Text description provided by the architects. Eschewing the colonial planning grid and repetition of the local timber clad cottage in favor of sensitivity to the topographical context, Woods Bagot has departed from the prevailing Australian beach house vernacular with a self-assured, three-story dwelling named for its distinctive curved form mimicking the massive water movement of the Southern Ocean. The house deals with two scales; one in balance to the overall majestic coastal landscape and the other at a more intimate and tactile interior level of material and spatial contrast.
The placement of the house was the focus of the design. Every decision stemmed from the specifics of the site, the complexity of its adjoining neighbors, restrictions of existing covenants and the influence of the changing patterns of the lunar tidal motions. The applied height controls of the house follow the contours of the cliff, with Flinders Pier and associated marine activities at the cliff base. There are no parallel curves on the project and no right angles. The geometry is as dynamic as the weather and tidal movement are unpredictable. The house tears itself apart across the horizontal plane. This fracture creates two curved volumes precariously stacked on top of each other, like sheared basaltic plates.

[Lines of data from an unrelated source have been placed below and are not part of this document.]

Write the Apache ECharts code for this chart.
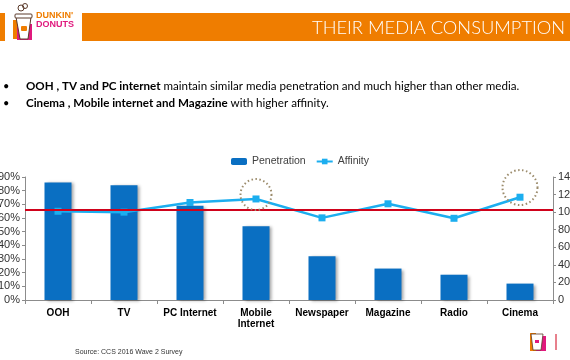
<!DOCTYPE html>
<html>
<head>
<meta charset="utf-8">
<script src="https://cdn.jsdelivr.net/npm/echarts@6/dist/echarts.min.js"></script>
<style>
  html, body { margin: 0; padding: 0; background: #fff; }
  #chart { width: 570px; height: 360px; }
</style>
</head>
<body>
<div id="chart"></div>
<script>
// ---- Data ----
const categories = ['OOH', 'TV', 'PC Internet', 'Mobile\nInternet', 'Newspaper', 'Magazine', 'Radio', 'Cinema'];
const penetration = [86, 84, 69, 54, 32, 23, 18.5, 12];
const affinity = [101, 100, 111, 115, 93.5, 109.5, 93, 117];
const benchmark = 103;
const highlighted = [{ cat: 'Mobile\nInternet', y: 120, size: 31 }, { cat: 'Cinema', y: 128, size: 35 }];
const titleText = 'THEIR MEDIA CONSUMPTION';
const bullet1Bold = 'OOH , TV and PC internet';
const bullet1Rest = ' maintain similar media penetration and much higher than other media.';
const bullet2Bold = 'Cinema , Mobile internet and Magazine';
const bullet2Rest = ' with higher affinity.';
const sourceText = 'Source: CCS 2016 Wave 2 Survey';

const chart = echarts.init(document.getElementById('chart'), null, { renderer: 'canvas' });

const ORANGE = '#EF7D00';
const PINK = '#E0197D';

const option = {
  animation: false,
  backgroundColor: '#fff',
  textStyle: { fontFamily: 'Liberation Sans' },
  legend: {
    left: 226, top: 151,
    itemWidth: 16, itemHeight: 7, itemGap: 10,
    textStyle: { color: '#404040', fontSize: 10.5, fontFamily: 'Liberation Sans' },
    data: ['Penetration', 'Affinity']
  },
  grid: { left: 25, right: 17, top: 177, bottom: 60, containLabel: false, outerBoundsMode: 'none' },
  xAxis: {
    type: 'category',
    data: categories,
    axisLine: { lineStyle: { color: '#8c8c8c', width: 1 } },
    axisTick: { show: true, alignWithLabel: false, length: 4, lineStyle: { color: '#8c8c8c' } },
    axisLabel: { color: '#000', fontWeight: 'bold', fontSize: 10, margin: 8, lineHeight: 11, interval: 0 }
  },
  yAxis: [
    {
      type: 'value', min: 0, max: 90, interval: 10,
      axisLine: { show: true, lineStyle: { color: '#8c8c8c' } },
      axisTick: { show: true, length: 3, lineStyle: { color: '#8c8c8c' } },
      splitLine: { show: false },
      axisLabel: { formatter: '{value}%', color: '#333', fontSize: 11, margin: 5 }
    },
    {
      type: 'value', min: 0, max: 140, interval: 20,
      axisLine: { show: true, lineStyle: { color: '#8c8c8c' } },
      axisTick: { show: true, length: 3, lineStyle: { color: '#8c8c8c' } },
      splitLine: { show: false },
      axisLabel: { color: '#333', fontSize: 11, margin: 5 }
    }
  ],
  series: [
    {
      name: 'Penetration',
      type: 'bar',
      data: penetration,
      barWidth: 27,
      itemStyle: {
        color: '#0A6FC2',
        shadowColor: 'rgba(0,0,0,0.35)', shadowBlur: 3, shadowOffsetX: 2, shadowOffsetY: 1
      }
    },
    {
      name: 'Affinity',
      type: 'line',
      yAxisIndex: 1,
      data: affinity,
      symbol: 'rect',
      symbolSize: 7,
      lineStyle: { color: '#1CAEEF', width: 2.5 },
      itemStyle: { color: '#1CAEEF' },
      z: 3,
      markLine: {
        silent: true,
        symbol: 'none',
        label: { show: false },
        lineStyle: { color: '#D0021B', width: 2, type: 'solid' },
        data: [{ yAxis: benchmark }]
      },
      markPoint: {
        silent: true,
        label: { show: false },
        symbol: 'circle',
        itemStyle: { color: 'rgba(0,0,0,0)', borderColor: '#9C8C6C', borderWidth: 2, borderType: [1.5, 2.5] },
        data: highlighted.map(h => ({ coord: [h.cat, h.y], symbolSize: h.size }))
      }
    }
  ],
  graphic: [
    // header band
    { type: 'rect', shape: { x: 82, y: 13, width: 488, height: 28 }, style: { fill: ORANGE } },
    { type: 'rect', shape: { x: 0, y: 13, width: 5, height: 28 }, style: { fill: ORANGE } },
    { type: 'text', x: 565, y: 28, style: { text: titleText, fill: '#fff', font: '300 18.3px Lato', textAlign: 'right', textVerticalAlign: 'middle' } },
    // logo
    { type: 'rect', shape: { x: 13, y: 20, width: 4, height: 19 }, style: { fill: ORANGE } },
    { type: 'rect', shape: { x: 17, y: 24, width: 15, height: 16 }, style: { fill: PINK } },
    { type: 'polygon', shape: { points: [[16, 17], [31, 17], [28, 39], [20, 39]] }, style: { fill: '#fff', stroke: '#5a3a2a', lineWidth: 1 } },
    { type: 'rect', shape: { x: 15, y: 14, width: 17, height: 4, r: 1 }, style: { fill: '#fff', stroke: '#5a3a2a', lineWidth: 1 } },
    { type: 'circle', shape: { cx: 21, cy: 8, r: 3 }, style: { fill: 'none', stroke: '#5a3a2a', lineWidth: 1 } },
    { type: 'circle', shape: { cx: 25, cy: 6, r: 2.5 }, style: { fill: 'none', stroke: '#5a3a2a', lineWidth: 1 } },
    { type: 'rect', shape: { x: 21, y: 26, width: 6, height: 5, r: 1 }, style: { fill: ORANGE } },
    { type: 'text', x: 36, y: 16, style: { text: "DUNKIN'", fill: ORANGE, font: 'bold 9px Liberation Sans', textVerticalAlign: 'middle' } },
    { type: 'text', x: 36, y: 25, style: { text: 'DONUTS', fill: PINK, font: 'bold 9px Liberation Sans', textVerticalAlign: 'middle' } },
    // bullets
    { type: 'text', x: 3, y: 86, style: { text: '•', fill: '#000', font: '11px Lato', textVerticalAlign: 'middle' } },
    { type: 'text', x: 3, y: 103, style: { text: '•', fill: '#000', font: '11px Lato', textVerticalAlign: 'middle' } },
    { type: 'text', x: 26, y: 86, style: {
        text: '{b|' + bullet1Bold + '}{n|' + bullet1Rest + '}', textVerticalAlign: 'middle',
        rich: { b: { fontFamily: 'Lato', fontWeight: 'bold', fontSize: 11.6, fill: '#000' }, n: { fontFamily: 'Lato', fontSize: 11.6, fill: '#000' } } } },
    { type: 'text', x: 26, y: 103, style: {
        text: '{b|' + bullet2Bold + '}{n|' + bullet2Rest + '}', textVerticalAlign: 'middle',
        rich: { b: { fontFamily: 'Lato', fontWeight: 'bold', fontSize: 11.6, fill: '#000' }, n: { fontFamily: 'Lato', fontSize: 11.6, fill: '#000' } } } },
    // source
    { type: 'text', x: 75, y: 352, style: { text: sourceText, fill: '#333', font: '7px Liberation Sans', textVerticalAlign: 'middle' } },
    // bottom-right mini logo
    { type: 'rect', shape: { x: 530, y: 333, width: 6, height: 18 }, style: { fill: ORANGE } },
    { type: 'rect', shape: { x: 536, y: 336, width: 10, height: 15 }, style: { fill: PINK } },
    { type: 'polygon', shape: { points: [[531, 334], [543, 334], [541, 350], [533, 350]] }, style: { fill: '#fff', stroke: '#5a3a2a', lineWidth: 0.8 } },
    { type: 'rect', shape: { x: 535, y: 340, width: 4, height: 3 }, style: { fill: PINK } },
    { type: 'line', shape: { x1: 556, y1: 334, x2: 556, y2: 350 }, style: { stroke: '#D0021B', lineWidth: 1 } }
  ]
};

chart.setOption(option);
</script>
</body>
</html>
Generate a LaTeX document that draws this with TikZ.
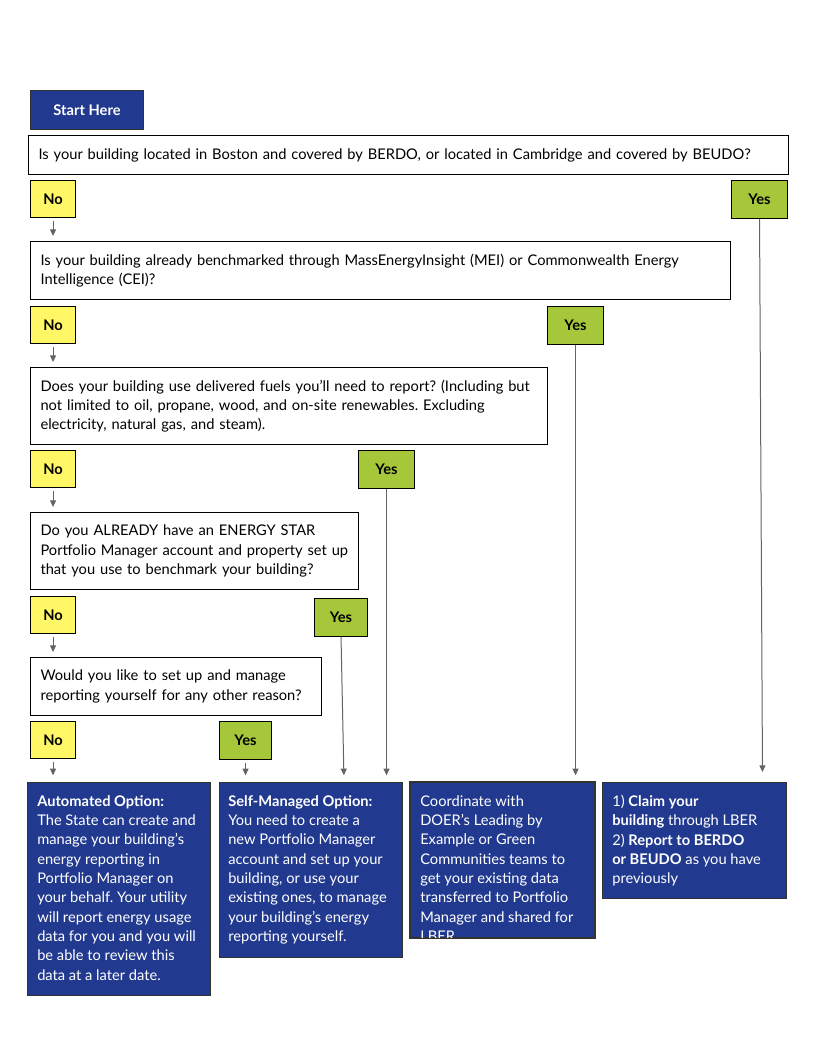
\documentclass[tikz,border=0pt]{standalone}
\usepackage{fontspec}
\setmainfont{Lato}
\usetikzlibrary{arrows.meta}
\definecolor{optblue}{RGB}{33,58,143}
\definecolor{noyellow}{RGB}{255,247,102}
\definecolor{yesgreen}{RGB}{166,199,58}
\definecolor{flowgray}{RGB}{100,100,100}
\newcommand{\qfont}{\fontsize{11}{14.5}\selectfont}
\frenchspacing
\tikzset{
question/.style={draw, line width=0.8pt, fill=white, anchor=north west, align=left,
  inner xsep=7.5pt, inner ysep=0pt, font=\qfont},
nobox/.style={draw, line width=0.8pt, fill=noyellow, anchor=north west,
  minimum width=33.75pt, minimum height=27.75pt, inner sep=0pt, font=\qfont\bfseries},
yesbox/.style={nobox, fill=yesgreen, minimum width=42pt, minimum height=28.5pt},
optbox/.style={draw=black!80, line width=0.8pt, fill=optblue, anchor=north west, inner sep=0pt},
opttext/.style={anchor=north west, text=white, align=left, inner sep=0pt, font=\qfont},
flow/.style={draw=flowgray, line width=0.75pt, -{Triangle[length=5pt,width=4.5pt]}}
}
\begin{document}
\begin{tikzpicture}[x=0.75pt, y=-0.75pt]
  \useasboundingbox (0,0) rectangle (816,1056);
  % start and questions
  \node[optbox, minimum width=84.75pt, minimum height=29.25pt, text=white, font=\qfont\bfseries] (start) at (30,90) {Start Here};
  \node[question, text width=555pt, minimum height=29.25pt] (berdo) at (28,135)
    {Is your building located in Boston and covered by BERDO, or located in Cambridge and covered by BEUDO?};
  \node[nobox] (noberdo) at (30,180) {No};
  \node[yesbox] (yesberdo) at (731,180) {Yes};

  \node[question, text width=510pt, minimum height=43.5pt] (mei) at (30,241)
    {Is your building already benchmarked through MassEnergyInsight (MEI) or Commonwealth Energy\\
     Intelligence (CEI)?};
  \node[nobox] (nomei) at (30,306) {No};
  \node[yesbox] (yesmei) at (547,306) {Yes};

  \node[question, text width=372.75pt, minimum height=57.75pt] (fuels) at (30,367)
    {Does your building use delivered fuels you’ll need to report? (Including but\\
     not limited to oil, propane, wood, and on-site renewables. Excluding\\
     electricity, natural gas, and steam).};
  \node[nobox] (nofuels) at (30,450) {No};
  \node[yesbox] (yesfuels) at (358,450) {Yes};

  \node[question, text width=231pt, minimum height=57.75pt] (espm) at (30,512)
    {Do you ALREADY have an ENERGY STAR\\
     Portfolio Manager account and property set up\\
     that you use to benchmark your building?};
  \node[nobox] (noespm) at (30,596) {No};
  \node[yesbox, minimum width=39.75pt] (yesespm) at (314,598) {Yes};

  \node[question, text width=203.25pt, minimum height=43.5pt] (selfq) at (30,657)
    {Would you like to set up and manage\\
     reporting yourself for any other reason?};
  \node[nobox] (noself) at (30,721) {No};
  \node[yesbox, minimum width=39pt] (yesself) at (219,721) {Yes};

  % outcomes
  \node[optbox, minimum width=137.25pt, minimum height=159.75pt] (auto) at (27,782) {};
  \node[opttext] (autotext) at ([shift={(10,13)}]auto.north west)
    {\textbf{Automated Option:}\\
     The State can create and\\
     manage your building’s\\
     energy reporting in\\
     Portfolio Manager on\\
     your behalf. Your utility\\
     will report energy usage\\
     data for you and you will\\
     be able to review this\\
     data at a later date.};
  \node[optbox, minimum width=137.25pt, minimum height=131.25pt] (selfopt) at (219,782) {};
  \node[opttext] (selftext) at ([shift={(9,13)}]selfopt.north west)
    {\textbf{Self-Managed Option:}\\
     You need to create a\\
     new Portfolio Manager\\
     account and set up your\\
     building, or use your\\
     existing ones, to manage\\
     your building\char"27 s energy\\
     reporting yourself.};
  \node[optbox, minimum width=138pt, minimum height=116.25pt] (lbe) at (410,782) {};
  \begin{scope}
    \clip (lbe.north west) rectangle (lbe.south east);
    \node[opttext] (lbetext) at ([shift={(10,13)}]lbe.north west)
      {Coordinate with\\
       DOER’s Leading by\\
       Example or Green\\
       Communities teams to\\
       get your existing data\\
       transferred to Portfolio\\
       Manager and shared for\\
       LBER};
  \end{scope}
  \draw[draw=black!80, line width=0.8pt] (lbe.north west) rectangle (lbe.south east);
  \node[optbox, minimum width=138pt, minimum height=87pt] (claim) at (602,782) {};
  \node[opttext] (claimtext) at ([shift={(10,13)}]claim.north west)
    {1) \textbf{Claim your}\\
     \textbf{building} through LBER\\
     2) \textbf{Report to BERDO}\\
     \textbf{or BEUDO} as you have\\
     previously};

  % arrows
  \draw[flow, shorten <=2.25pt, shorten >=3.75pt] (noberdo.south) -- (noberdo.south |- mei.north);
  \draw[flow, shorten <=2.25pt, shorten >=3.75pt] (nomei.south) -- (nomei.south |- fuels.north);
  \draw[flow, shorten <=2.25pt, shorten >=3.75pt] (nofuels.south) -- (nofuels.south |- espm.north);
  \draw[flow, shorten <=2.25pt, shorten >=3.75pt] (noespm.south) -- (noespm.south |- selfq.north);
  \draw[flow, shorten <=2.25pt, shorten >=5pt] (noself.south) -- (noself.south |- auto.north);
  \draw[flow, shorten <=2.25pt, shorten >=5pt] (yesself.south) -- (yesself.south |- selfopt.north);
  \draw[flow, shorten >=5pt] (yesespm.south) -- ([xshift=2.25pt]yesespm.south |- selfopt.north);
  \draw[flow, shorten >=5pt] (yesfuels.south) -- (yesfuels.south |- selfopt.north);
  \draw[flow, shorten >=5pt] (yesmei.south) -- (yesmei.south |- lbe.north);
  \draw[flow, shorten >=7.5pt] (yesberdo.south) -- ([xshift=2.25pt]yesberdo.south |- claim.north);
\end{tikzpicture}
\end{document}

This gymnastic torquing allows full exposure of coastal views from the upper level and settles the lower guest bedroom plate into the landscape from which emerges a large elliptically-planted orbit of the landscape. Supported by Corten curved walls it settles with the local grasses and newly planted banksia copses into a wind- and sun-protected rear sunken courtyard. This indirectly preserves the views for the adjoining properties. Built on the cliff edge the three-story residence, with one level entirely subterranean, is built on concrete piles. They, in turn, support a shifting band of displaced and cantilevered curved concrete floor plates.
The interior is organized across a series of radiating beams into which much of the discrete lighting is located or concealed. These radiating beams have three origins and create a series of segmented ceiling patterns from which the entire planning organization emerges. The interior zoning responds to the house’s siting with concern for outward vistas and the movement of the sun, moon, and tide. Each internal room compresses and opens out to the sky, enveloping inhabitants in the exhilarating impact of the location.
Woods Bagot partnered with Hecker Guthrie and stylist Simone Haag to complete the interior experience, much of which logically links to the limestone encrusted columns and honed limestone floor surface with the dark oak stained timber interior. Each material discretely appeals to touch, smell and memory. At first, appearing large and foreign, the house settles readily into the landscape. Clad simply in an intensely fossilized limestone material, it is adorned with the unique natural clam shell patterns embossed deep into the surface – a nod to the area’s Jurassic coral geology. The house speaks confidently to the landscape, enveloping its inhabitants and connecting them to nature.